I know that when I first installed win2k (which didn't have the i815 driver), it ran piss poor until I installed Intel's chipset drivers.
 

zugdud

Junior Member
Aug 21, 2002
14
0
0
Thanks all for the suggestions, I belive I have tried pretty much everything now however the problem seems to have gotten worse. I have removed all the expansion cards and just have the video card in the cojmputer, while installing windows xp I get a message saying that some software is not digitally signed and may cause the computer to not work correctly or at all (unfortunattly it does not specify what software/driver). I have said no and yes to this message, however no matter what i do the computer no longer starts at all after windows has installed. It gives a blue screen which says windows has shut down to prevent damage to your computer, please run chkdisk on your drives or contact your vendor. I have tried the same installtion on 3 different (new) hard disks and all give the same result. I have attached them to the primary ide controller as well as the raid controller but no change in luck.

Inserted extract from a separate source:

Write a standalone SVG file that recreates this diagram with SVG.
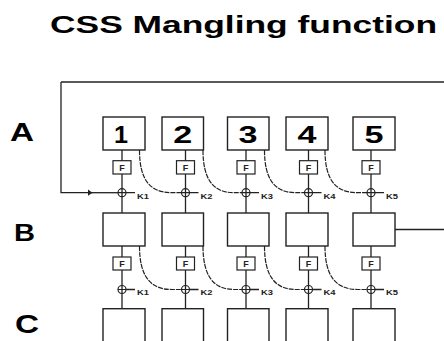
<svg xmlns="http://www.w3.org/2000/svg" width="444" height="341" viewBox="0 0 444 341">
<defs>
<style>
.box{fill:#fff;stroke:#222;stroke-width:1.4}
.fb{fill:#fff;stroke:#222;stroke-width:1.2}
.ln{fill:none;stroke:#222;stroke-width:1.3}
.cv{fill:none;stroke:#222;stroke-width:1.2;stroke-dasharray:5 1}
.xo{fill:none;stroke:#222;stroke-width:1.2}
.big{font-family:"Liberation Sans",Arial,sans-serif;font-weight:bold;fill:#000}
.num{font-family:"Liberation Sans",Arial,sans-serif;font-weight:bold;font-size:24px;text-anchor:middle;fill:#000}
.f{font-family:"Liberation Sans",Arial,sans-serif;font-weight:bold;font-size:9px;text-anchor:middle;fill:#222}
.k{font-family:"Liberation Sans",Arial,sans-serif;font-size:8px;font-weight:bold;fill:#222}
</style>
<marker id="arr" markerWidth="6" markerHeight="8" refX="5" refY="4" orient="auto" markerUnits="userSpaceOnUse">
<path d="M0,0.5 L5,4 L0,7.5 Z" fill="#222"/>
</marker>
</defs>
<rect width="444" height="341" fill="#fff"/>
<text class="big" x="50" y="33.3" font-size="24" textLength="387" lengthAdjust="spacingAndGlyphs">CSS Mangling function</text>
<text class="big" x="10" y="140.7" font-size="25" textLength="24" lengthAdjust="spacingAndGlyphs">A</text>
<text class="big" x="14" y="240.7" font-size="24" textLength="21" lengthAdjust="spacingAndGlyphs">B</text>
<text class="big" x="15" y="333" font-size="26" textLength="24" lengthAdjust="spacingAndGlyphs">C</text>

<g id="connectors">
<path class="ln" d="M61,82 L444,82"/>
<path class="ln" d="M395,229.5 L444,229.5"/>
<path class="ln" d="M61,82 L61,192.7 L92.5,192.7" marker-end="url(#arr)"/>
<path class="ln" d="M92,192.7 L118,192.7"/>
<path class="ln" d="M122,150 V213 M185.5,150 V213 M246,150 V213 M308.5,150 V213 M371,150 V213"/>
<path class="ln" d="M122,246 V308.7 M185.5,246 V308.7 M246,246 V308.7 M308.5,246 V308.7 M371,246 V308.7"/>
<path class="ln" d="M126,192.7 H135 M189.5,192.7 H198.5 M250,192.7 H259 M312.5,192.7 H321.5 M375,192.7 H384"/>
<path class="ln" d="M126,289.5 H135 M189.5,289.5 H198.5 M250,289.5 H259 M312.5,289.5 H321.5 M375,289.5 H384"/>
<path class="cv" d="M139.5,150 C139.5,180 150,192.7 172,192.7 L181.5,192.7"/>
<path class="cv" d="M203,150 C203,180 213.5,192.7 234,192.7 L242,192.7"/>
<path class="cv" d="M264.5,150 C264.5,180 275,192.7 296,192.7 L304.5,192.7"/>
<path class="cv" d="M325,150 C325,180 335.5,192.7 358,192.7 L367,192.7"/>
<path class="cv" d="M139.5,246 C139.5,276 150,289.5 172,289.5 L181.5,289.5"/>
<path class="cv" d="M203,246 C203,276 213.5,289.5 234,289.5 L242,289.5"/>
<path class="cv" d="M264.5,246 C264.5,276 275,289.5 296,289.5 L304.5,289.5"/>
<path class="cv" d="M325,246 C325,276 335.5,289.5 358,289.5 L367,289.5"/>
</g>

<g id="xor">
<g class="xo">
<circle cx="122" cy="192.7" r="4"/><circle cx="185.5" cy="192.7" r="4"/><circle cx="246" cy="192.7" r="4"/><circle cx="308.5" cy="192.7" r="4"/><circle cx="371" cy="192.7" r="4"/>
<circle cx="122" cy="289.5" r="4"/><circle cx="185.5" cy="289.5" r="4"/><circle cx="246" cy="289.5" r="4"/><circle cx="308.5" cy="289.5" r="4"/><circle cx="371" cy="289.5" r="4"/>
<path d="M118,192.7 H126 M181.5,192.7 H189.5 M242,192.7 H250 M304.5,192.7 H312.5 M367,192.7 H375"/>
<path d="M118,289.5 H126 M181.5,289.5 H189.5 M242,289.5 H250 M304.5,289.5 H312.5 M367,289.5 H375"/>
</g>
<g class="k">
<text x="137" y="198.5" textLength="12" lengthAdjust="spacingAndGlyphs">K1</text>
<text x="200.5" y="198.5" textLength="12" lengthAdjust="spacingAndGlyphs">K2</text>
<text x="261" y="198.5" textLength="12" lengthAdjust="spacingAndGlyphs">K3</text>
<text x="323.5" y="198.5" textLength="12" lengthAdjust="spacingAndGlyphs">K4</text>
<text x="386" y="198.5" textLength="12" lengthAdjust="spacingAndGlyphs">K5</text>
<text x="137" y="295.3" textLength="12" lengthAdjust="spacingAndGlyphs">K1</text>
<text x="200.5" y="295.3" textLength="12" lengthAdjust="spacingAndGlyphs">K2</text>
<text x="261" y="295.3" textLength="12" lengthAdjust="spacingAndGlyphs">K3</text>
<text x="323.5" y="295.3" textLength="12" lengthAdjust="spacingAndGlyphs">K4</text>
<text x="386" y="295.3" textLength="12" lengthAdjust="spacingAndGlyphs">K5</text>
</g>
</g>

<g id="A1"><rect class="box" x="103" y="117" width="42" height="33"/><text class="num" x="121" y="142.5" textLength="14" lengthAdjust="spacingAndGlyphs">1</text></g>
<g id="A2"><rect class="box" x="162" y="117" width="41.5" height="33"/><text class="num" x="182.7" y="142.5" textLength="19" lengthAdjust="spacingAndGlyphs">2</text></g>
<g id="A3"><rect class="box" x="227.5" y="117" width="41.5" height="33"/><text class="num" x="248" y="142.5" textLength="19" lengthAdjust="spacingAndGlyphs">3</text></g>
<g id="A4"><rect class="box" x="286" y="117" width="42" height="33"/><text class="num" x="307" y="142.5" textLength="19" lengthAdjust="spacingAndGlyphs">4</text></g>
<g id="A5"><rect class="box" x="353" y="117" width="42" height="33"/><text class="num" x="374" y="142.5" textLength="19" lengthAdjust="spacingAndGlyphs">5</text></g>

<g id="FA1"><rect class="fb" x="113" y="160.7" width="18" height="13.3"/><text class="f" x="122" y="170.8">F</text></g>
<g id="FA2"><rect class="fb" x="176.5" y="160.7" width="18" height="13.3"/><text class="f" x="185.5" y="170.8">F</text></g>
<g id="FA3"><rect class="fb" x="237" y="160.7" width="18" height="13.3"/><text class="f" x="246" y="170.8">F</text></g>
<g id="FA4"><rect class="fb" x="299.5" y="160.7" width="18" height="13.3"/><text class="f" x="308.5" y="170.8">F</text></g>
<g id="FA5"><rect class="fb" x="362" y="160.7" width="18" height="13.3"/><text class="f" x="371" y="170.8">F</text></g>

<g id="B1"><rect class="box" x="103" y="213" width="42" height="33"/></g>
<g id="B2"><rect class="box" x="162" y="213" width="41.5" height="33"/></g>
<g id="B3"><rect class="box" x="227.5" y="213" width="41.5" height="33"/></g>
<g id="B4"><rect class="box" x="286" y="213" width="42" height="33"/></g>
<g id="B5"><rect class="box" x="353" y="213" width="42" height="33"/></g>

<g id="FB1"><rect class="fb" x="113" y="257" width="18" height="13"/><text class="f" x="122" y="267">F</text></g>
<g id="FB2"><rect class="fb" x="176.5" y="257" width="18" height="13"/><text class="f" x="185.5" y="267">F</text></g>
<g id="FB3"><rect class="fb" x="237" y="257" width="18" height="13"/><text class="f" x="246" y="267">F</text></g>
<g id="FB4"><rect class="fb" x="299.5" y="257" width="18" height="13"/><text class="f" x="308.5" y="267">F</text></g>
<g id="FB5"><rect class="fb" x="362" y="257" width="18" height="13"/><text class="f" x="371" y="267">F</text></g>

<g id="C1"><rect class="box" x="103" y="308.7" width="42" height="40"/></g>
<g id="C2"><rect class="box" x="162" y="308.7" width="41.5" height="40"/></g>
<g id="C3"><rect class="box" x="227.5" y="308.7" width="41.5" height="40"/></g>
<g id="C4"><rect class="box" x="286" y="308.7" width="42" height="40"/></g>
<g id="C5"><rect class="box" x="353" y="308.7" width="42" height="40"/></g>
</svg>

Anyway i tried starting it in safemode and it also locks up but it locks up while loading DRIVERS/440svd

Not sure what else to do, I guess its a driver problem but i have even tried different videocards so aside from motherboard drivers i cant think of what else it would be. And sense windows will never start i cant install motherboard drivers...ahhhh well am i out of luck here?

thanks!
 

zugdud

Junior Member
Aug 21, 2002
14
0
0
Also id like to add that the final part of windows xp installation "saving settings" takes over an hour and a half to complete alone making the entire installation require over 2 hours. Its like its writing superslow to the disk
 

MadRat

Lifer
Oct 14, 1999
11,971
291
126
Always start by turning off QoS in Windows XP. The QoS scheduler can disrupt many aspects of performance, most critically the system bus when the NIC is having a conflict. I would only guess you have an IRQ or bus mastering conflict, particularly it sounds like the bus mastering conflict. The QoS scheduler only exacerbates the whole issue by flooding your NIC with random, garbage packets in its effort to "detect" your optimal network timing...
 

WarCon

Diamond Member
Feb 27, 2001
3,920
0
0
Are your temps running in the normal range (30-65C)? If not you may be throttling and running slow.

If your running hot, check your heatsink install to make sure you got all the clips in correctly.